The hada is a commonest article used for etiquette, and mainly expressing respect, friendship and sincerity. It varies in the quality of the material, standard, color and length.
Hada is a kind of raw silk fabric. In the past it was mostly made of raw silk or linen, while in recent years more and more man-made fibers are used to weave it. The top grade hada is woven with various kinds of auspicious hidden floral patterns including the lotus, aquarius, canopy and conch. People use different hada materials because of economic conditions, but people nowadays seem to care less about the material quality. Hada is just a way of expressing the host's good wishes. Ways of folding hada vary due to different grades and usages, and they respectively contain different significance.
As previously mentioned, Tibetans worship white, thinking it symbolizes sanctity, sincerity and frankness, the hada is commonly of that color. In addition, there is the five-colored hada, respectively in blue, white, yellow, green and red. It has different explanations. Generally, the five colors represent the sky, clouds, earth, river and the god of protection. Colorful hada is presented to the Bodhisattva's and relatives as the most precious gift. According to Buddhist doctrine, colorful hada is the costume of Bodhisattva’s, so should only be used in special circumstances.
Presenting hada is the most common ritual of the Tibetan ethnic group.

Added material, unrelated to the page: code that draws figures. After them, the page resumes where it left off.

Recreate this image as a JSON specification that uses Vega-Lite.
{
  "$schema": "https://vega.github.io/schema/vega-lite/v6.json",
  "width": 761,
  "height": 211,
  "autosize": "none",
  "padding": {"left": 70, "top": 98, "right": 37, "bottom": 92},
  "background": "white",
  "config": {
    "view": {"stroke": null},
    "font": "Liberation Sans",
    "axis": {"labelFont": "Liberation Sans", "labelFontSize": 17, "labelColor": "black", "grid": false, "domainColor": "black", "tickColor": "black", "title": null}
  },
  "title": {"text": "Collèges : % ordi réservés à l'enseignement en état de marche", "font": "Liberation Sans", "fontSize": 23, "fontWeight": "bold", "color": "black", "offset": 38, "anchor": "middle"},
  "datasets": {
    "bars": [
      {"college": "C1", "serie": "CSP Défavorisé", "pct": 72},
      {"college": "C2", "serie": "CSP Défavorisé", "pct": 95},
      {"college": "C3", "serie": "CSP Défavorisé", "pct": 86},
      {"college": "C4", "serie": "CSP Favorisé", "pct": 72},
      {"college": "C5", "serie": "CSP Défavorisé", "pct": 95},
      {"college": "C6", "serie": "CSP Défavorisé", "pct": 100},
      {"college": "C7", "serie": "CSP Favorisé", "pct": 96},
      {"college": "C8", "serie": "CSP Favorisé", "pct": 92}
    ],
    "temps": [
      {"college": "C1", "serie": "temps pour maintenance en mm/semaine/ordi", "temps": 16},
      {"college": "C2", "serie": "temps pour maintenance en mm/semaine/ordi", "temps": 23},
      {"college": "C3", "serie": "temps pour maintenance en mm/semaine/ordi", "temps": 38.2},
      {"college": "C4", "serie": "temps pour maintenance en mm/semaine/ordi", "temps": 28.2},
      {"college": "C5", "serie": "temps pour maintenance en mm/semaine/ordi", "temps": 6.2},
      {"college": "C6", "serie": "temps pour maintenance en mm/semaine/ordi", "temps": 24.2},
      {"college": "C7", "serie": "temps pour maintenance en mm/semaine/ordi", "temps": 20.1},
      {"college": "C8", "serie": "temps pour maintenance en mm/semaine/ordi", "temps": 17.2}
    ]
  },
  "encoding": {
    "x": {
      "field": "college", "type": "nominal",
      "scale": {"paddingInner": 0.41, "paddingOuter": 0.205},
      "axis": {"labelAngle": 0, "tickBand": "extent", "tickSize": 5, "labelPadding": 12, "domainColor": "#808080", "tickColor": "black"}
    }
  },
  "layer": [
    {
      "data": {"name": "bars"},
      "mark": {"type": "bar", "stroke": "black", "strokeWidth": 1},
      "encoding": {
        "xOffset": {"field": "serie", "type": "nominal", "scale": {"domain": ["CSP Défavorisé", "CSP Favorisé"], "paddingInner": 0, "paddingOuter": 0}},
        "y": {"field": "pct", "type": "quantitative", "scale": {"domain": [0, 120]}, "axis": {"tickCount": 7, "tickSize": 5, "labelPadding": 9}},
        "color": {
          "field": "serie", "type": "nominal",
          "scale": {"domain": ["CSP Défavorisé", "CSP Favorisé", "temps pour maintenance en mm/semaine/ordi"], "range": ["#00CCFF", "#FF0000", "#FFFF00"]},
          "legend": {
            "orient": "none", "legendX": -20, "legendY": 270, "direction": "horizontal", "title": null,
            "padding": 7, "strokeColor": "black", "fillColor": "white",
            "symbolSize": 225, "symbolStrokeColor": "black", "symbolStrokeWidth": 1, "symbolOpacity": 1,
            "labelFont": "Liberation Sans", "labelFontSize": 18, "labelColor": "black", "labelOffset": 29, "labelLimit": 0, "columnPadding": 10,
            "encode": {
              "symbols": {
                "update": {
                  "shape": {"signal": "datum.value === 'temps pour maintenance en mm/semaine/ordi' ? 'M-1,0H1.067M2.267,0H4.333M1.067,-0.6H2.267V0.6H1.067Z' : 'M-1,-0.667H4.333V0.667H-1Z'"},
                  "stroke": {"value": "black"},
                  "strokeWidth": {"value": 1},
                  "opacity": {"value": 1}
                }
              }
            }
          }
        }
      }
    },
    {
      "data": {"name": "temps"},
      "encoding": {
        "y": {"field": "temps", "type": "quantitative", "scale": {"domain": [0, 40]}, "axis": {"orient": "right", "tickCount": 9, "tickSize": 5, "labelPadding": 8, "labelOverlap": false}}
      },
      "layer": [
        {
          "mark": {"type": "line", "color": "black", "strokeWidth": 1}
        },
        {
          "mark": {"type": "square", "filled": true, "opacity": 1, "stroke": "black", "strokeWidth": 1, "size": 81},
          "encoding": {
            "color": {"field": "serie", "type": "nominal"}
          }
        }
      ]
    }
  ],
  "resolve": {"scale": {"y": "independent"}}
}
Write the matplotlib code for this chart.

They have formed the habit of presenting hada on such occasions as weddings, funerals, festivals, for greeting, for visiting elders, and worshiping Buddha, and bidding farewell, etc. In the past, people had to follow certain rules and ways for presenting hada; officials at all levels had to use hada strictly according to their title or rank. The rules for private use are not strict, but there are certain requirements: one should present a hada politely to a senior, grant a hada to the inferior, mutually exchange hada among one's peers. It is necessary to hold the hada with both hands before presenting it to a senior; tie the hada around the neck of the inferior; hold the hada with both hands, and place it into the hands of a peer.
Mongolians also have similar customs and etiquette of presenting hada.